* [Written instruction]: Produce an exact copy of all the data below, dropping every image.

start Material supplied

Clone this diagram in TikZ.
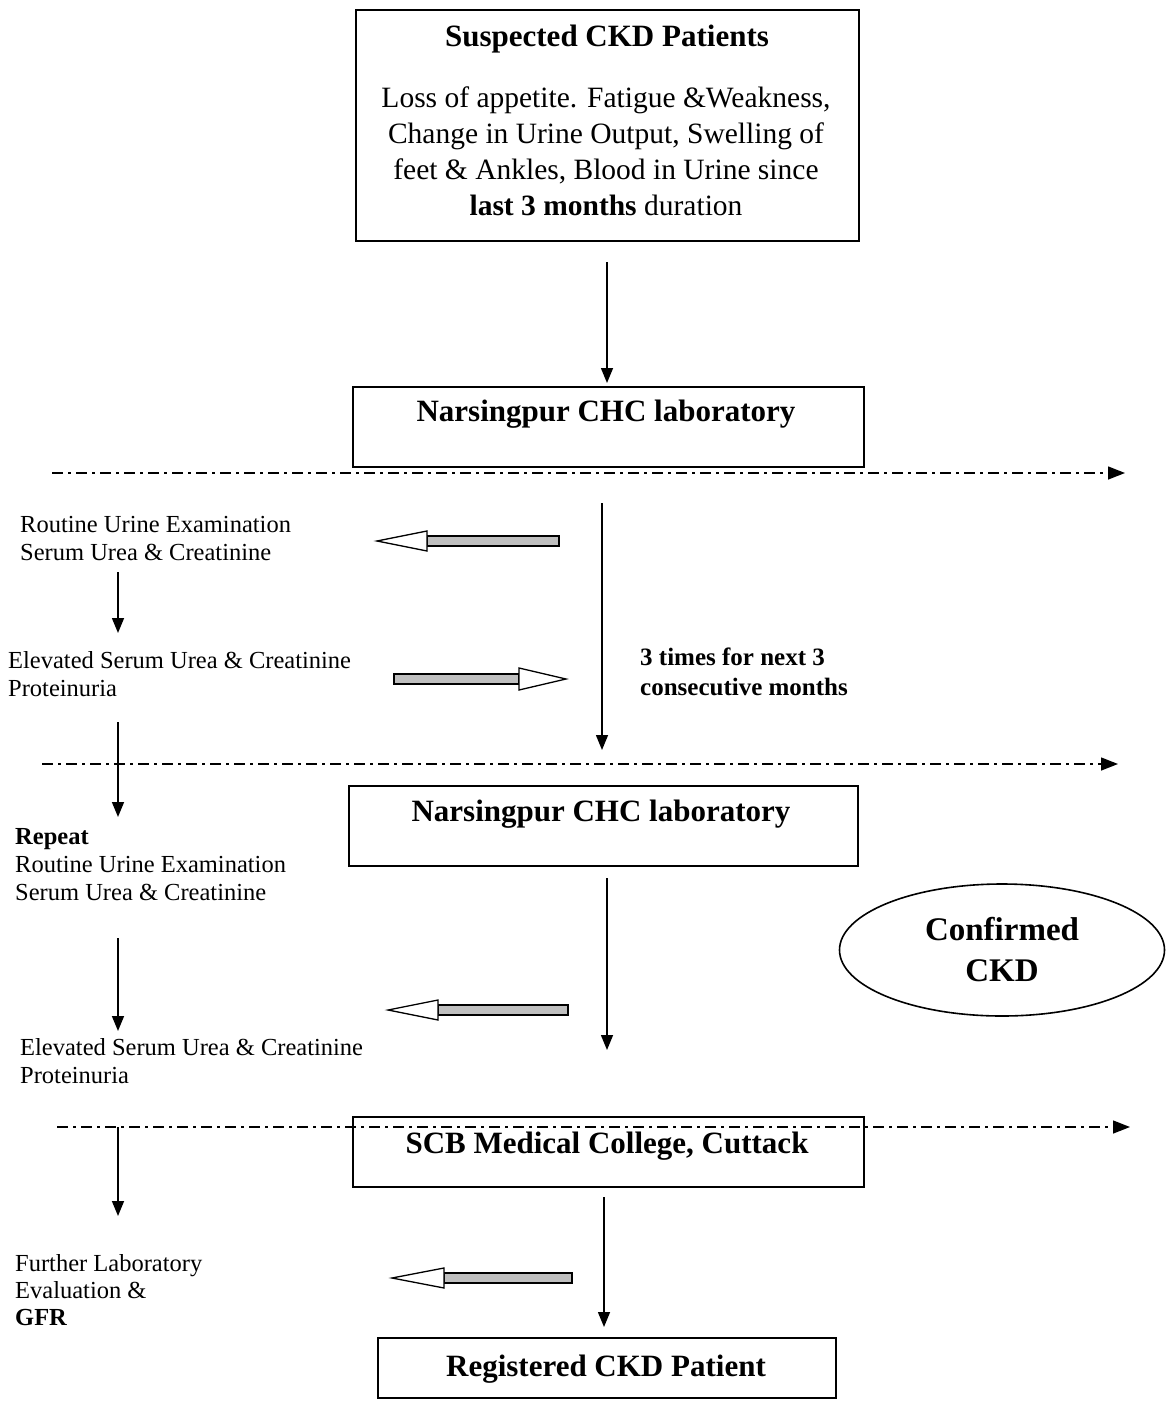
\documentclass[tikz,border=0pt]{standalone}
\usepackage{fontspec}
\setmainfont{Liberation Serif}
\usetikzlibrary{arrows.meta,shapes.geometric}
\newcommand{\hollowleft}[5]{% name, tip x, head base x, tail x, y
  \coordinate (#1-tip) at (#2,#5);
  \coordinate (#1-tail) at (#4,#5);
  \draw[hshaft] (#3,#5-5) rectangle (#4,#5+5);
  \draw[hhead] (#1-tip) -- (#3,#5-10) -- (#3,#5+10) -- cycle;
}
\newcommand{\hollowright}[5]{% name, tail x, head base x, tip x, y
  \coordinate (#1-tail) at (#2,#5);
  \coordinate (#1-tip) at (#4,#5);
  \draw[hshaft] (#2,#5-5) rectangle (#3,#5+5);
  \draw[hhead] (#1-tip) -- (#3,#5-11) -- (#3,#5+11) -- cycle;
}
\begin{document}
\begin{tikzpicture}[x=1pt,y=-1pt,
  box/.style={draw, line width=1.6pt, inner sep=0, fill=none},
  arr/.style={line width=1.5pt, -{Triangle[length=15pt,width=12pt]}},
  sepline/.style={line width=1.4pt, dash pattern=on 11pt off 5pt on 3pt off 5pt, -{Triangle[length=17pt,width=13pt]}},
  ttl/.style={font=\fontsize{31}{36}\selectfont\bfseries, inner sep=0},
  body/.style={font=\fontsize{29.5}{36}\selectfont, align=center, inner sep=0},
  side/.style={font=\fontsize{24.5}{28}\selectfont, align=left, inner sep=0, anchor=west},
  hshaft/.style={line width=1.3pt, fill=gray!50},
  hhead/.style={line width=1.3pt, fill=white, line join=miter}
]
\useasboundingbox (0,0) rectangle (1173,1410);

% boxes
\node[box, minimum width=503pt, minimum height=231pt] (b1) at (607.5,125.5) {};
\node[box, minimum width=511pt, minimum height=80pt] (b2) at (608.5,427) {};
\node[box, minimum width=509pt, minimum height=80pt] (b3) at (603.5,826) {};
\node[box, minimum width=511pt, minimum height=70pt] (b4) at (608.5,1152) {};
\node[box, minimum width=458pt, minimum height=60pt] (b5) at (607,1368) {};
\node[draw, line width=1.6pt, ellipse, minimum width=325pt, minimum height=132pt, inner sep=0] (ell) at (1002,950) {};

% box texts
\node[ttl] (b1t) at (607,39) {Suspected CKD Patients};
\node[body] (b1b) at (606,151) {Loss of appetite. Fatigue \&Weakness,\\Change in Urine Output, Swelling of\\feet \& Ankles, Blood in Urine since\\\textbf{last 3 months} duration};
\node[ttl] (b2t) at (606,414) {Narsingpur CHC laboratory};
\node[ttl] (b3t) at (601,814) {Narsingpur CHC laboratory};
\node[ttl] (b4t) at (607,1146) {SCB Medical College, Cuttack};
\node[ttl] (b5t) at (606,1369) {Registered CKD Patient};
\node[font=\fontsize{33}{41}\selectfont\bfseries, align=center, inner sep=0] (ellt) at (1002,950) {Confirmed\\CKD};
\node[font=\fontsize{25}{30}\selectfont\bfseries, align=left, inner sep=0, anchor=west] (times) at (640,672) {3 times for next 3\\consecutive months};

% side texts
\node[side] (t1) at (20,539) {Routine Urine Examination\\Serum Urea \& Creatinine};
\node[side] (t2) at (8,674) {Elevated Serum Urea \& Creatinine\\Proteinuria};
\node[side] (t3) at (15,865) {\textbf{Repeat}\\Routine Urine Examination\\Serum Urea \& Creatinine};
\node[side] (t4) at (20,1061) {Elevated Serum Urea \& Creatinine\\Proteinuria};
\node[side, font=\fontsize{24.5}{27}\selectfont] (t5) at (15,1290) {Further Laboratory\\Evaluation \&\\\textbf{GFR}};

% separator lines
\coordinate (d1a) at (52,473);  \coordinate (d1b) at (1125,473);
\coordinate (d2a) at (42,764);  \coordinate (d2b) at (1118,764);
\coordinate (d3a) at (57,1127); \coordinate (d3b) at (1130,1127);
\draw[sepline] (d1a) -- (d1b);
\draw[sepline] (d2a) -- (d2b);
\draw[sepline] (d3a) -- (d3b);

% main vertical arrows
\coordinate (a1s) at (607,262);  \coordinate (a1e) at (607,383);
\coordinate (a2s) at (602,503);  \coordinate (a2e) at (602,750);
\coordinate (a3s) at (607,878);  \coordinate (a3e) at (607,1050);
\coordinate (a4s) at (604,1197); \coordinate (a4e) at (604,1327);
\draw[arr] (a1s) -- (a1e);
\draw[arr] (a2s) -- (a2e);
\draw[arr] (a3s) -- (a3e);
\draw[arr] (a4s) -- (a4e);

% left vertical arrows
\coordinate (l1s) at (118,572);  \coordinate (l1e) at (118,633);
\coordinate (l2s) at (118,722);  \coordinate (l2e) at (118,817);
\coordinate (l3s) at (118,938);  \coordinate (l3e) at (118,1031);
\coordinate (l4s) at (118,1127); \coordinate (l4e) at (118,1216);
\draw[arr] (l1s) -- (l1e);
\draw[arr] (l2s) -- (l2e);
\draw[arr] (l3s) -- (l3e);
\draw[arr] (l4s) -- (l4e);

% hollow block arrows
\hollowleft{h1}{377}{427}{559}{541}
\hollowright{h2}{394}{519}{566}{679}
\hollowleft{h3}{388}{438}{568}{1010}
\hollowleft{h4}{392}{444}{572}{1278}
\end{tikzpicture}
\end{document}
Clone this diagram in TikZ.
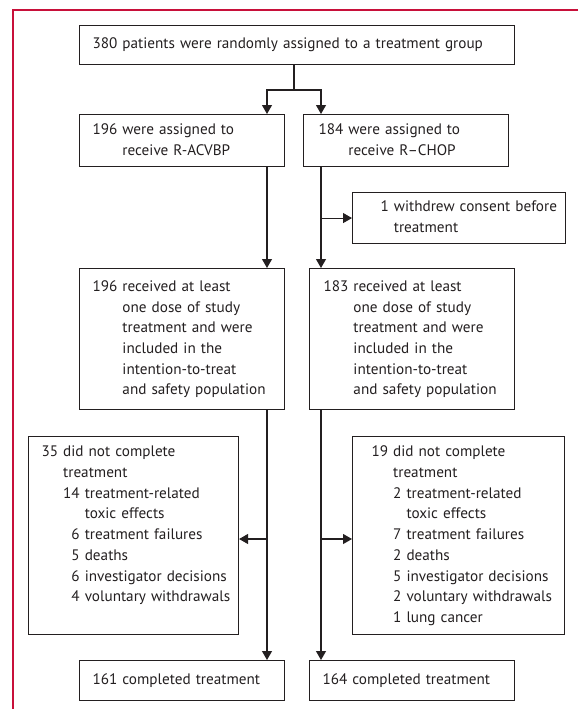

end Material supplied

* [Complete answer]:
Clone this diagram in TikZ.
\documentclass[tikz,border=0pt]{standalone}
\usepackage{fontspec}
\setmainfont{Liberation Serif}
\usetikzlibrary{arrows.meta,shapes.geometric}
\newcommand{\hollowleft}[5]{% name, tip x, head base x, tail x, y
  \coordinate (#1-tip) at (#2,#5);
  \coordinate (#1-tail) at (#4,#5);
  \draw[hshaft] (#3,#5-5) rectangle (#4,#5+5);
  \draw[hhead] (#1-tip) -- (#3,#5-10) -- (#3,#5+10) -- cycle;
}
\newcommand{\hollowright}[5]{% name, tail x, head base x, tip x, y
  \coordinate (#1-tail) at (#2,#5);
  \coordinate (#1-tip) at (#4,#5);
  \draw[hshaft] (#2,#5-5) rectangle (#3,#5+5);
  \draw[hhead] (#1-tip) -- (#3,#5-11) -- (#3,#5+11) -- cycle;
}
\begin{document}
\begin{tikzpicture}[x=1pt,y=-1pt,
  box/.style={draw, line width=1.6pt, inner sep=0, fill=none},
  arr/.style={line width=1.5pt, -{Triangle[length=15pt,width=12pt]}},
  sepline/.style={line width=1.4pt, dash pattern=on 11pt off 5pt on 3pt off 5pt, -{Triangle[length=17pt,width=13pt]}},
  ttl/.style={font=\fontsize{31}{36}\selectfont\bfseries, inner sep=0},
  body/.style={font=\fontsize{29.5}{36}\selectfont, align=center, inner sep=0},
  side/.style={font=\fontsize{24.5}{28}\selectfont, align=left, inner sep=0, anchor=west},
  hshaft/.style={line width=1.3pt, fill=gray!50},
  hhead/.style={line width=1.3pt, fill=white, line join=miter}
]
\useasboundingbox (0,0) rectangle (1173,1410);

% boxes
\node[box, minimum width=503pt, minimum height=231pt] (b1) at (607.5,125.5) {};
\node[box, minimum width=511pt, minimum height=80pt] (b2) at (608.5,427) {};
\node[box, minimum width=509pt, minimum height=80pt] (b3) at (603.5,826) {};
\node[box, minimum width=511pt, minimum height=70pt] (b4) at (608.5,1152) {};
\node[box, minimum width=458pt, minimum height=60pt] (b5) at (607,1368) {};
\node[draw, line width=1.6pt, ellipse, minimum width=325pt, minimum height=132pt, inner sep=0] (ell) at (1002,950) {};

% box texts
\node[ttl] (b1t) at (607,39) {Suspected CKD Patients};
\node[body] (b1b) at (606,151) {Loss of appetite. Fatigue \&Weakness,\\Change in Urine Output, Swelling of\\feet \& Ankles, Blood in Urine since\\\textbf{last 3 months} duration};
\node[ttl] (b2t) at (606,414) {Narsingpur CHC laboratory};
\node[ttl] (b3t) at (601,814) {Narsingpur CHC laboratory};
\node[ttl] (b4t) at (607,1146) {SCB Medical College, Cuttack};
\node[ttl] (b5t) at (606,1369) {Registered CKD Patient};
\node[font=\fontsize{33}{41}\selectfont\bfseries, align=center, inner sep=0] (ellt) at (1002,950) {Confirmed\\CKD};
\node[font=\fontsize{25}{30}\selectfont\bfseries, align=left, inner sep=0, anchor=west] (times) at (640,672) {3 times for next 3\\consecutive months};

% side texts
\node[side] (t1) at (20,539) {Routine Urine Examination\\Serum Urea \& Creatinine};
\node[side] (t2) at (8,674) {Elevated Serum Urea \& Creatinine\\Proteinuria};
\node[side] (t3) at (15,865) {\textbf{Repeat}\\Routine Urine Examination\\Serum Urea \& Creatinine};
\node[side] (t4) at (20,1061) {Elevated Serum Urea \& Creatinine\\Proteinuria};
\node[side, font=\fontsize{24.5}{27}\selectfont] (t5) at (15,1290) {Further Laboratory\\Evaluation \&\\\textbf{GFR}};

% separator lines
\coordinate (d1a) at (52,473);  \coordinate (d1b) at (1125,473);
\coordinate (d2a) at (42,764);  \coordinate (d2b) at (1118,764);
\coordinate (d3a) at (57,1127); \coordinate (d3b) at (1130,1127);
\draw[sepline] (d1a) -- (d1b);
\draw[sepline] (d2a) -- (d2b);
\draw[sepline] (d3a) -- (d3b);

% main vertical arrows
\coordinate (a1s) at (607,262);  \coordinate (a1e) at (607,383);
\coordinate (a2s) at (602,503);  \coordinate (a2e) at (602,750);
\coordinate (a3s) at (607,878);  \coordinate (a3e) at (607,1050);
\coordinate (a4s) at (604,1197); \coordinate (a4e) at (604,1327);
\draw[arr] (a1s) -- (a1e);
\draw[arr] (a2s) -- (a2e);
\draw[arr] (a3s) -- (a3e);
\draw[arr] (a4s) -- (a4e);

% left vertical arrows
\coordinate (l1s) at (118,572);  \coordinate (l1e) at (118,633);
\coordinate (l2s) at (118,722);  \coordinate (l2e) at (118,817);
\coordinate (l3s) at (118,938);  \coordinate (l3e) at (118,1031);
\coordinate (l4s) at (118,1127); \coordinate (l4e) at (118,1216);
\draw[arr] (l1s) -- (l1e);
\draw[arr] (l2s) -- (l2e);
\draw[arr] (l3s) -- (l3e);
\draw[arr] (l4s) -- (l4e);

% hollow block arrows
\hollowleft{h1}{377}{427}{559}{541}
\hollowright{h2}{394}{519}{566}{679}
\hollowleft{h3}{388}{438}{568}{1010}
\hollowleft{h4}{392}{444}{572}{1278}
\end{tikzpicture}
\end{document}
Clone this diagram in TikZ.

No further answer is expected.